Here is an appetizer to prepare. You need carrots, black olives (pitted), cream cheese, and toothpicks. We are going to make penguins.
Take a carrot and make two longitudinal cuts to the center, roughly 45o apart. The idea is to cut out a wedge. Then slice the carrot into rounds. You will end up with a bunch of pie slices, and a bunch of pies with one slice removed. I am going to be thoroughly geeky and call these inverse slices :-)>
I suppose you could do it the other way around–cut the rounds first, and then cut out the wedges. That seems like a lot more work.
Take one of the olives, cut a hole in it at the equator (remember, I am a geek, not a cook), and stick a wedge into it, base first. This is the penguin’s head. The carrot wedge is the beak.

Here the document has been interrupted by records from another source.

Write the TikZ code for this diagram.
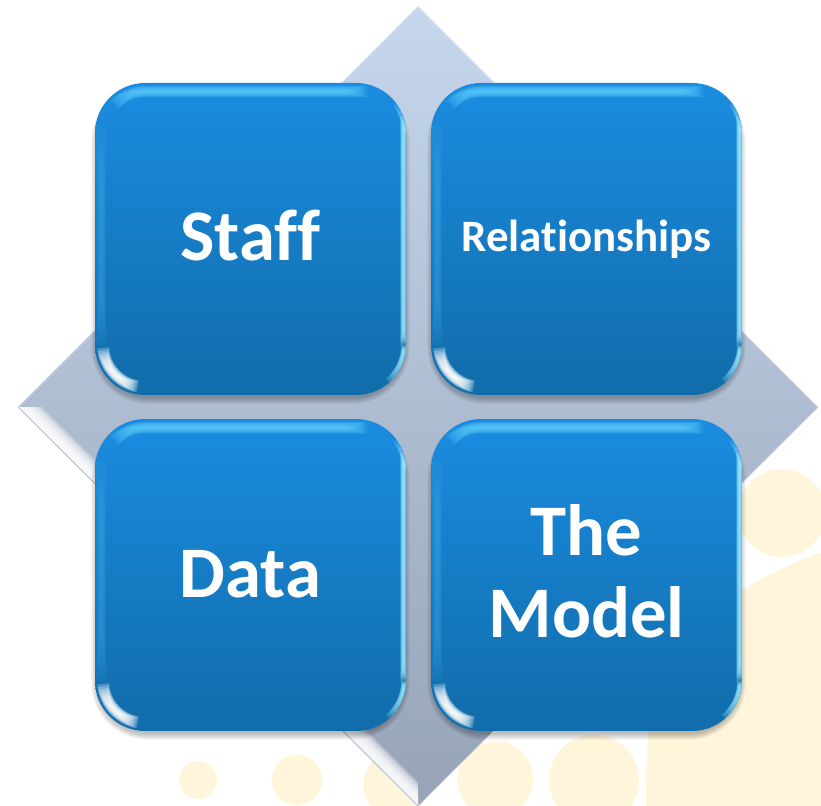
\documentclass[tikz,border=0pt]{standalone}
\usepackage{fontspec}
\setmainfont{Carlito}[Ligatures=NoCommon]
\definecolor{beige}{HTML}{FEF5DA}
\definecolor{boxtop}{HTML}{1A8CE0}
\definecolor{boxbot}{HTML}{116CAA}
\definecolor{diatop}{HTML}{C6D6EC}
\definecolor{diabot}{HTML}{97A4B7}
\definecolor{glowblue}{HTML}{62D2FF}
\definecolor{glowside}{HTML}{45AEF0}
\definecolor{glowcyan}{HTML}{A6F0FF}
\tikzset{
  glossbox/.style={rectangle,rounded corners=37.5pt,minimum width=233.25pt,minimum height=234pt,
    inner sep=0pt,top color=boxtop,bottom color=boxbot,text=white,align=center,
    font=\bfseries\fontsize{54.5}{61.5}\selectfont},
  smalltext/.style={font=\bfseries\fontsize{33.7}{40}\selectfont},
}
\newcommand{\boxshadow}[2]{%
  \begin{scope}[shift={(#1,#2)}]
    \foreach \i in {1,...,8}{
      \draw[black,opacity=.035,line width=\i*1.3pt,rounded corners=37.5pt]
        (3,9) rectangle (308,314);
    }
  \end{scope}}
\newcommand{\boxgloss}[2]{%
  \begin{scope}[shift={(#1,#2)}]
    \clip[rounded corners=37.5pt] (0,0) rectangle (311,312);
    % top stripe: follows the corner, tapering to both ends
    \foreach \i in {0,...,11}{
      \pgfmathsetmacro\tw{(12-\i)*0.75}
      \pgfmathsetmacro\sa{222+\i*3.5}
      \pgfmathsetmacro\eb{272-\i*2}
      \draw[glowblue,opacity=.13,line width=\tw pt]
        plot[domain=\sa:270,samples=10,smooth] ({50+41.5*cos(\x)},{50+41.5*sin(\x)})
        -- (\eb,8.5);
    }
    % left stripe
    \foreach \i in {0,...,7}{
      \pgfmathsetmacro\tw{(10-\i)*0.75}
      \draw[glowside,opacity=.07,line width=\tw pt] (6,{42+\i*6}) -- (6,{262-\i*6});
    }
    % right stripe
    \foreach \i in {0,...,7}{
      \pgfmathsetmacro\tw{(6.5-\i*.8)*0.75}
      \draw[glowcyan,opacity=.22,line width=\tw pt] (308.5,{34+\i*3}) -- (308.5,{262-\i*2});
    }
    % top-right corner edge
    \foreach \i in {0,...,5}{
      \pgfmathsetmacro\tw{(4-\i*.6)*0.75}
      \draw[glowcyan,opacity=.16,line width=\tw pt]
        plot[domain={-36+\i*5}:0,samples=10,smooth] ({261+48*cos(\x)},{50+48*sin(\x)});
    }
    % bottom-right arc
    \foreach \i in {0,...,7}{
      \pgfmathsetmacro\tw{(6-\i*.7)*0.75}
      \draw[glowcyan,opacity=.22,line width=\tw pt]
        plot[domain={\i*1}:{48-\i*5},samples=12,smooth] ({261+48*cos(\x)},{262+48*sin(\x)});
    }
    % bottom-left arc
    \foreach \i in {0,...,11}{
      \pgfmathsetmacro\tw{(12-\i)*0.75}
      \draw[white,opacity=.24,line width=\tw pt]
        plot[domain={176-\i*3.2}:{100+\i*2.6},samples=14,smooth] ({50+42*cos(\x)},{262+42*sin(\x)});
    }
  \end{scope}}
\begin{document}
\begin{tikzpicture}[x=0.75pt,y=-0.75pt]
  \useasboundingbox (0,0) rectangle (821,806);
  \begin{scope}
    \clip (0,0) rectangle (821,806);
    % background motif
    \fill[beige] (198,780) circle[radius=14.25pt];
    \fill[beige] (297,780) circle[radius=19pt];
    \fill[beige] (396,785) circle[radius=24.5pt];
    \fill[beige] (495,779) circle[radius=28.5pt];
    \fill[beige] (594,780) circle[radius=33.75pt];
    \fill[beige] (782,513) circle[radius=33pt];
    \fill[beige] (646,806) .. controls (646,760) and (648,720) .. (656,680)
      .. controls (680,630) and (740,580) .. (821,553) -- (821,806) -- cycle;
    % diamond
    \path[top color=diatop,bottom color=diabot] (418,6) -- (818,407) -- (418,806) -- (18,407) -- cycle;
    \begin{scope}
      \clip (418,6) -- (818,407) -- (418,806) -- (18,407) -- cycle;
      \foreach \i in {1,...,10}{
        \fill[white,opacity=.22] (18,407) -- (418,806) -- (418,{806-6-\i*1.8}) -- ({18+6+\i*1.8},407) -- cycle;
      }
      \draw[white,opacity=.3,line width=1.5pt] (18,407) -- (418,6) -- (818,407);
    \end{scope}
    \draw[diabot!70!white,line width=.7pt] (18,407) -- (418,806);
    \draw[diabot!60!white,line width=.4pt] (418,806) -- (818,407);
  \end{scope}
  % boxes
  \boxshadow{95}{83}
  \boxshadow{431}{83}
  \boxshadow{95}{419}
  \boxshadow{431}{419}
  \node[glossbox] (staff) at (250.5,239) {\raisebox{-15.75pt}[0pt][0pt]{Staff}};
  \node[glossbox,smalltext] (rel) at (586.5,239) {\raisebox{-9pt}[0pt][0pt]{Relationships}};
  \node[glossbox] (data) at (250.5,575) {\raisebox{-16.5pt}[0pt][0pt]{Data}};
  \node[glossbox] (model) at (586.5,575) {\raisebox{15pt}[0pt][0pt]{\begin{tabular}[t]{@{}c@{}}The\\Model\end{tabular}}};
  \boxgloss{95}{83}
  \boxgloss{431}{83}
  \boxgloss{95}{419}
  \boxgloss{431}{419}
\end{tikzpicture}
\end{document}
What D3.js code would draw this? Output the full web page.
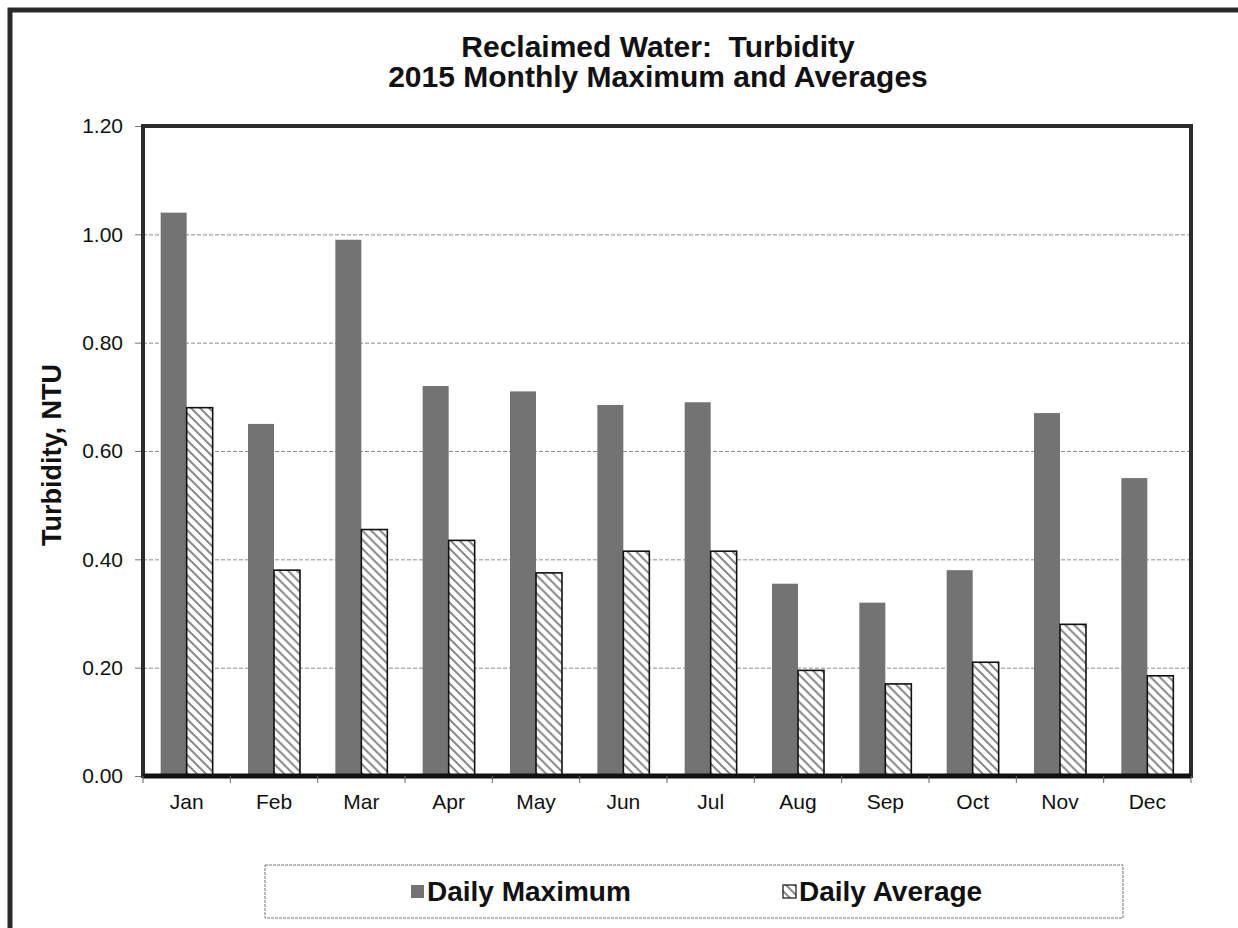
<!DOCTYPE html>
<html>
<head>
<meta charset="utf-8">
<script src="https://cdn.jsdelivr.net/npm/d3@7"></script>
<style>
  body { margin: 0; background: #fff; }
  svg { font-family: "Liberation Sans", Arial, sans-serif; display: block; }
</style>
</head>
<body>
<script>
// chart data
var months = ['Jan','Feb','Mar','Apr','May','Jun','Jul','Aug','Sep','Oct','Nov','Dec'];
var dailyMax = [1.04, 0.65, 0.99, 0.72, 0.71, 0.685, 0.69, 0.355, 0.32, 0.38, 0.67, 0.55];
var dailyAvg = [0.68, 0.38, 0.455, 0.435, 0.375, 0.415, 0.415, 0.195, 0.17, 0.21, 0.28, 0.185];
var yTicks = [0, 0.2, 0.4, 0.6, 0.8, 1.0, 1.2];
var seriesNames = ['Daily Maximum', 'Daily Average'];

var w = 1238, h = 928;
var svg = d3.select('body').append('svg').attr('width', w).attr('height', h);

// hatch pattern for the average bars
var defs = svg.append('defs');
var pat = defs.append('pattern')
  .attr('id', 'hatch')
  .attr('patternUnits', 'userSpaceOnUse')
  .attr('width', 9).attr('height', 9);
pat.append('rect').attr('width', 9).attr('height', 9).attr('fill', '#fff');
pat.append('path')
  .attr('d', 'M0,0 L9,9 M-2,7 L2,11 M7,-2 L11,2')
  .attr('stroke', '#8a8a8a').attr('stroke-width', 2);

// outer frame (runs off the right and bottom)
svg.append('rect')
  .attr('x', 10).attr('y', 10).attr('width', 1260).attr('height', 960)
  .attr('fill', 'none').attr('stroke', '#2a2a2a').attr('stroke-width', 5);

var plotL = 143, plotR = 1191, plotT = 126, plotB = 776;

var x = d3.scaleBand().domain(months).range([plotL, plotR]).padding(0);
var x1 = d3.scaleBand().domain(seriesNames).range([0, x.bandwidth()])
  .paddingInner(0).paddingOuter(0.68);
var y = d3.scaleLinear().domain([0, 1.2]).range([plotB, plotT]);

// gridlines
svg.append('g')
  .attr('transform', 'translate(' + plotL + ',0)')
  .call(d3.axisLeft(y).tickValues(yTicks.slice(1, -1)).tickSize(-(plotR - plotL)).tickFormat(''))
  .call(function(g){
    g.select('.domain').remove();
    g.selectAll('line').attr('stroke', '#8c8c8c').attr('stroke-width', 1).attr('stroke-dasharray', '4,2');
  });

// bars
var groups = svg.append('g').selectAll('g')
  .data(months)
  .enter().append('g')
  .attr('transform', function(d){ return 'translate(' + x(d) + ',0)'; });

groups.append('rect')
  .attr('x', x1('Daily Maximum'))
  .attr('width', x1.bandwidth())
  .attr('y', function(d, i){ return y(dailyMax[i]); })
  .attr('height', function(d, i){ return plotB - y(dailyMax[i]); })
  .attr('fill', '#737373');

groups.append('rect')
  .attr('x', x1('Daily Average'))
  .attr('width', x1.bandwidth())
  .attr('y', function(d, i){ return y(dailyAvg[i]); })
  .attr('height', function(d, i){ return plotB - y(dailyAvg[i]); })
  .attr('fill', 'url(#hatch)')
  .attr('stroke', '#111').attr('stroke-width', 1.6);

// plot frame
svg.append('rect')
  .attr('x', plotL).attr('y', plotT).attr('width', plotR - plotL).attr('height', plotB - plotT)
  .attr('fill', 'none').attr('stroke', '#2b2b2b').attr('stroke-width', 4);
svg.append('line')
  .attr('x1', plotL).attr('x2', plotR).attr('y1', plotB).attr('y2', plotB)
  .attr('stroke', '#111').attr('stroke-width', 5);

// y axis
svg.append('g')
  .attr('transform', 'translate(' + (plotL - 2) + ',0)')
  .call(d3.axisLeft(y).tickValues(yTicks).tickFormat(d3.format('.2f')).tickSize(6).tickPadding(12))
  .call(function(g){
    g.select('.domain').remove();
    g.selectAll('line').attr('stroke', '#777');
    g.selectAll('text').attr('font-size', 21).attr('fill', '#111')
      .attr('font-family', '"Liberation Sans", Arial, sans-serif');
  });

// x axis labels
svg.append('g')
  .attr('transform', 'translate(0,' + plotB + ')')
  .call(d3.axisBottom(x).tickSize(0).tickPadding(18))
  .call(function(g){
    g.select('.domain').remove();
    g.selectAll('text').attr('font-size', 21).attr('fill', '#111')
      .attr('font-family', '"Liberation Sans", Arial, sans-serif');
  });

// boundary ticks under the axis
svg.append('g').selectAll('line')
  .data(months.concat(['end']))
  .enter().append('line')
  .attr('x1', function(d, i){ return plotL + i * x.step(); })
  .attr('x2', function(d, i){ return plotL + i * x.step(); })
  .attr('y1', plotB).attr('y2', plotB + 7)
  .attr('stroke', '#666').attr('stroke-width', 1);

// titles
svg.append('text')
  .attr('x', 658).attr('y', 57)
  .attr('text-anchor', 'middle').attr('font-size', 30).attr('font-weight', 'bold').attr('fill', '#111')
  .style('white-space', 'pre')
  .text('Reclaimed Water:  Turbidity');
svg.append('text')
  .attr('x', 658).attr('y', 87)
  .attr('text-anchor', 'middle').attr('font-size', 30).attr('font-weight', 'bold').attr('fill', '#111')
  .text('2015 Monthly Maximum and Averages');

svg.append('text')
  .attr('transform', 'translate(61,455) rotate(-90)')
  .attr('text-anchor', 'middle').attr('font-size', 27).attr('font-weight', 'bold').attr('fill', '#111')
  .text('Turbidity, NTU');

// legend
var legend = svg.append('g');
legend.append('rect')
  .attr('x', 265).attr('y', 865).attr('width', 858).attr('height', 53)
  .attr('fill', '#fff').attr('stroke', '#777').attr('stroke-width', 1).attr('stroke-dasharray', '3,1');

var legendX = [411, 783];
var legendFill = ['#737373', 'url(#hatch)'];
seriesNames.forEach(function(name, i){
  legend.append('rect')
    .attr('x', legendX[i]).attr('y', 885).attr('width', 13).attr('height', 13)
    .attr('fill', legendFill[i])
    .attr('stroke', i === 1 ? '#111' : 'none').attr('stroke-width', 1.2);
  legend.append('text')
    .attr('x', legendX[i] + 16).attr('y', 901)
    .attr('font-size', 28).attr('font-weight', 'bold').attr('fill', '#111')
    .text(name);
});
</script>
</body>
</html>
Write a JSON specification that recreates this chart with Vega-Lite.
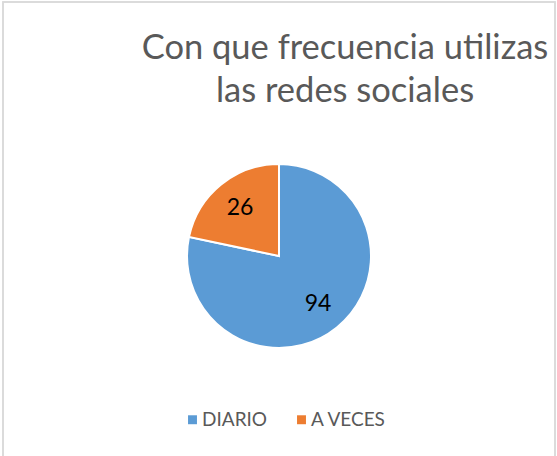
{
  "$schema": "https://vega.github.io/schema/vega-lite/v6.json",
  "autosize": {"type": "none"},
  "width": 552,
  "height": 508,
  "padding": {"left": 3, "top": 2, "right": 2, "bottom": 0},
  "background": "white",
  "title": {
    "text": ["Con que frecuencia utilizas", "las redes sociales"],
    "orient": "top",
    "anchor": "middle",
    "offset": 0,
    "dy": 108,
    "dx": 66,
    "font": "Lato",
    "fontSize": 34.5,
    "fontWeight": "normal",
    "color": "#595959",
    "lineHeight": 43
  },
  "data": {
    "values": [
      {"categoria": "DIARIO", "valor": 94, "orden": 1},
      {"categoria": "A VECES", "valor": 26, "orden": 2}
    ]
  },
  "layer": [
    {
      "mark": {"type": "rect", "fill": "transparent", "stroke": "#d9d9d9", "strokeWidth": 1.5},
      "encoding": {}
    },
    {
      "mark": {"type": "arc", "outerRadius": 92, "stroke": "white", "strokeWidth": 2},
      "encoding": {
        "theta": {"field": "valor", "type": "quantitative", "stack": true},
        "order": {"field": "orden", "type": "quantitative"},
        "color": {
          "field": "categoria",
          "type": "nominal",
          "scale": {"domain": ["DIARIO", "A VECES"], "range": ["#5B9BD5", "#ED7D31"]},
          "legend": {
            "title": null,
            "orient": "none",
            "direction": "horizontal",
            "legendX": 180,
            "legendY": 408,
            "symbolType": "square",
            "symbolSize": 80,
            "symbolStrokeWidth": 0,
            "labelFont": "Lato",
            "labelFontSize": 19,
            "labelColor": "#595959",
            "columnPadding": 24,
            "labelOffset": 0
          }
        }
      }
    },
    {
      "mark": {"type": "text", "radius": 62, "font": "Lato", "fontSize": 23, "color": "black"},
      "encoding": {
        "theta": {"field": "valor", "type": "quantitative", "stack": true},
        "order": {"field": "orden", "type": "quantitative"},
        "text": {"field": "valor", "type": "quantitative"}
      }
    }
  ]
}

Take another olive. Slice it open (but not through) longitudinally. Stuff cream cheese into the gap. This is the penguin’s body, with the cream cheese as the belly.
Take these two olives, and stick the toothpick through them vertically. Align the beak with the belly. Take one of the inverse slices. but it below the body, and push the toothpick through it. Align the gap with the belly and beak. You have the penguin’s feet! The toothpick holds the whole thing together.
Taken from an appetizer seen, and eaten, at the Easter vigil party tonight at St. Luke’s Episcopal Church in Minneapolis, where two of the members honeymooned in Antarctica. I claim no credit for this! I just observed carefully to facilitate reverse engineering.
Tonight’s version used standard canned black olives. I might try Kalamatas if I do it.